-- START GIVEN MATERIAL --

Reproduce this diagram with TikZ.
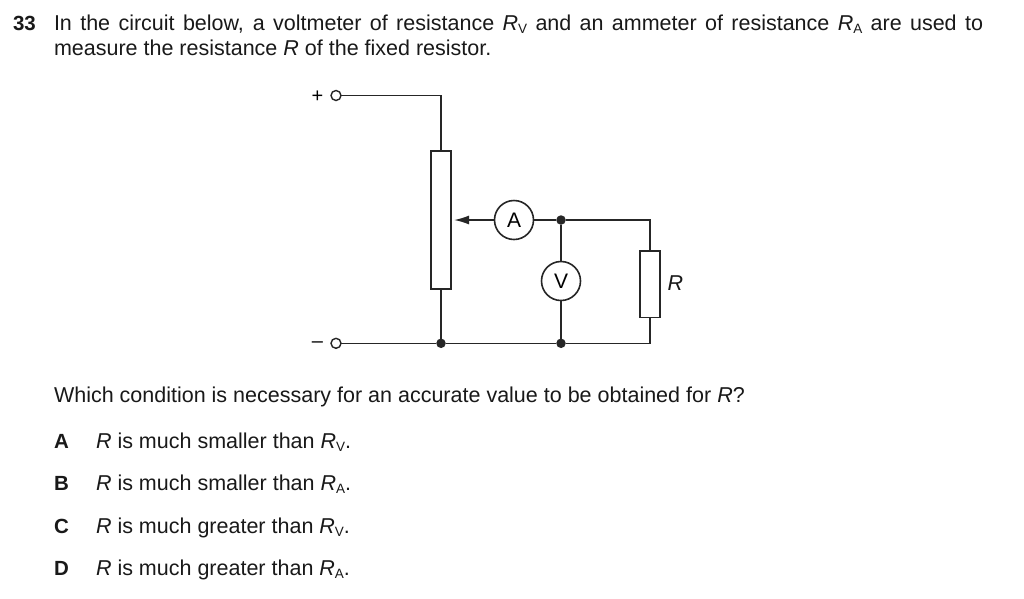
\documentclass[tikz,border=0pt]{standalone}
\usepackage{fontspec}
\setmainfont{Liberation Sans}
\usetikzlibrary{arrows.meta}
\newcommand{\sbs}[1]{\raisebox{-0.15em}{\fontsize{13.5}{15}\selectfont #1}}
\newcommand{\RV}{\textit{R}\sbs{V}}
\newcommand{\RA}{\textit{R}\sbs{A}}
\tikzset{
  txt/.style={anchor=base west,inner sep=0pt,outer sep=0pt,font=\fontsize{21.5}{24}\selectfont,text=black!90},
  boldtxt/.style={txt,font=\fontsize{20.5}{24}\selectfont\bfseries},
  wire/.style={line width=1.6pt,draw=black!85},
  res/.style={draw=black!85,line width=1.6pt,fill=white,minimum width=20pt,inner sep=0pt,outer sep=0pt},
  meter/.style={circle,draw=black!85,line width=1.6pt,fill=white,minimum size=39pt,inner sep=0pt,outer sep=0pt,font=\fontsize{21}{24}\selectfont},
  term/.style={circle,draw=black!85,line width=1.4pt,fill=white,minimum size=10pt,inner sep=0pt,outer sep=0pt},
  junc/.style={circle,fill=black!85,minimum size=9.5pt,inner sep=0pt,outer sep=0pt},
}
\begin{document}
\begin{tikzpicture}[x=1pt,y=-1pt]
\useasboundingbox[fill=white] (0,0) rectangle (1024,598);
% text
\node[boldtxt] (qn) at (13,30) {33};
\node[txt] (l1) at (54,30) {\hbox to 929pt{In the circuit below, a voltmeter of resistance \RV\ and an ammeter of resistance \RA\ are used to}};
\node[txt] (l2) at (54,55.5) {measure the resistance \textit{R} of the fixed resistor.};
\node[txt] (q) at (54,402.5) {Which condition is necessary for an accurate value to be obtained for \textit{R}?};
\node[boldtxt] (la) at (54,448.5) {A};
\node[txt] (ta) at (96,448.5) {\textit{R} is much smaller than \RV.};
\node[boldtxt] (lb) at (54,490.5) {B};
\node[txt] (tb) at (96,490.5) {\textit{R} is much smaller than \RA.};
\node[boldtxt] (lc) at (54,533.5) {C};
\node[txt] (tc) at (96,533.5) {\textit{R} is much greater than \RV.};
\node[boldtxt] (ld) at (54,575.5) {D};
\node[txt] (td) at (96,575.5) {\textit{R} is much greater than \RA.};
% circuit nodes
\node[term] (tp) at (336,95.5) {};
\node[term] (tm) at (336,343.3) {};
\node[anchor=center,inner sep=0pt,font=\fontsize{20}{22}\selectfont] (plus) at (317.5,96.5) {+};
\node[anchor=center,inner sep=0pt,font=\fontsize{20}{22}\selectfont] (minus) at (317.5,345) {–};
\node[res,minimum height=138pt] (rv) at (441,219.7) {};
\node[res,minimum height=66.5pt] (rf) at (650,284.2) {};
\node[meter] (am) at (514,220) {A};
\node[meter] (vm) at (561,281) {V};
\node[junc] (j1) at (561,220) {};
\node[junc] (j2) at (441,343.3) {};
\node[junc] (j3) at (561,343.3) {};
\coordinate (c1) at (441,95.5);
\coordinate (c2) at (650,220);
\coordinate (c3) at (650,343.3);
\coordinate (tip) at (454,220);
\node[txt,anchor=center,font=\fontsize{21.5}{24}\selectfont\itshape] (rl) at (675.5,283.5) {R};
% wires
\draw[wire] (tp) -- (c1) -- (rv.north);
\draw[wire] (rv.south) -- (j2);
\draw[wire] (tm) -- (j2) -- (j3) -- (c3) -- (rf.south);
\draw[wire] (rf.north) -- (c2) -- (j1) -- (am);
\draw[wire] (j1) -- (vm);
\draw[wire] (vm) -- (j3);
\draw[wire,-{Latex[length=15pt,width=9pt]}] (am) -- (tip);
\end{tikzpicture}
\end{document}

-- END GIVEN MATERIAL --

OBJECTIVE: From the material above, reproduce everything verbatim except the pictures.

THE ANSWER:
Reproduce this diagram with TikZ.
\documentclass[tikz,border=0pt]{standalone}
\usepackage{fontspec}
\setmainfont{Liberation Sans}
\usetikzlibrary{arrows.meta}
\newcommand{\sbs}[1]{\raisebox{-0.15em}{\fontsize{13.5}{15}\selectfont #1}}
\newcommand{\RV}{\textit{R}\sbs{V}}
\newcommand{\RA}{\textit{R}\sbs{A}}
\tikzset{
  txt/.style={anchor=base west,inner sep=0pt,outer sep=0pt,font=\fontsize{21.5}{24}\selectfont,text=black!90},
  boldtxt/.style={txt,font=\fontsize{20.5}{24}\selectfont\bfseries},
  wire/.style={line width=1.6pt,draw=black!85},
  res/.style={draw=black!85,line width=1.6pt,fill=white,minimum width=20pt,inner sep=0pt,outer sep=0pt},
  meter/.style={circle,draw=black!85,line width=1.6pt,fill=white,minimum size=39pt,inner sep=0pt,outer sep=0pt,font=\fontsize{21}{24}\selectfont},
  term/.style={circle,draw=black!85,line width=1.4pt,fill=white,minimum size=10pt,inner sep=0pt,outer sep=0pt},
  junc/.style={circle,fill=black!85,minimum size=9.5pt,inner sep=0pt,outer sep=0pt},
}
\begin{document}
\begin{tikzpicture}[x=1pt,y=-1pt]
\useasboundingbox[fill=white] (0,0) rectangle (1024,598);
% text
\node[boldtxt] (qn) at (13,30) {33};
\node[txt] (l1) at (54,30) {\hbox to 929pt{In the circuit below, a voltmeter of resistance \RV\ and an ammeter of resistance \RA\ are used to}};
\node[txt] (l2) at (54,55.5) {measure the resistance \textit{R} of the fixed resistor.};
\node[txt] (q) at (54,402.5) {Which condition is necessary for an accurate value to be obtained for \textit{R}?};
\node[boldtxt] (la) at (54,448.5) {A};
\node[txt] (ta) at (96,448.5) {\textit{R} is much smaller than \RV.};
\node[boldtxt] (lb) at (54,490.5) {B};
\node[txt] (tb) at (96,490.5) {\textit{R} is much smaller than \RA.};
\node[boldtxt] (lc) at (54,533.5) {C};
\node[txt] (tc) at (96,533.5) {\textit{R} is much greater than \RV.};
\node[boldtxt] (ld) at (54,575.5) {D};
\node[txt] (td) at (96,575.5) {\textit{R} is much greater than \RA.};
% circuit nodes
\node[term] (tp) at (336,95.5) {};
\node[term] (tm) at (336,343.3) {};
\node[anchor=center,inner sep=0pt,font=\fontsize{20}{22}\selectfont] (plus) at (317.5,96.5) {+};
\node[anchor=center,inner sep=0pt,font=\fontsize{20}{22}\selectfont] (minus) at (317.5,345) {–};
\node[res,minimum height=138pt] (rv) at (441,219.7) {};
\node[res,minimum height=66.5pt] (rf) at (650,284.2) {};
\node[meter] (am) at (514,220) {A};
\node[meter] (vm) at (561,281) {V};
\node[junc] (j1) at (561,220) {};
\node[junc] (j2) at (441,343.3) {};
\node[junc] (j3) at (561,343.3) {};
\coordinate (c1) at (441,95.5);
\coordinate (c2) at (650,220);
\coordinate (c3) at (650,343.3);
\coordinate (tip) at (454,220);
\node[txt,anchor=center,font=\fontsize{21.5}{24}\selectfont\itshape] (rl) at (675.5,283.5) {R};
% wires
\draw[wire] (tp) -- (c1) -- (rv.north);
\draw[wire] (rv.south) -- (j2);
\draw[wire] (tm) -- (j2) -- (j3) -- (c3) -- (rf.south);
\draw[wire] (rf.north) -- (c2) -- (j1) -- (am);
\draw[wire] (j1) -- (vm);
\draw[wire] (vm) -- (j3);
\draw[wire,-{Latex[length=15pt,width=9pt]}] (am) -- (tip);
\end{tikzpicture}
\end{document}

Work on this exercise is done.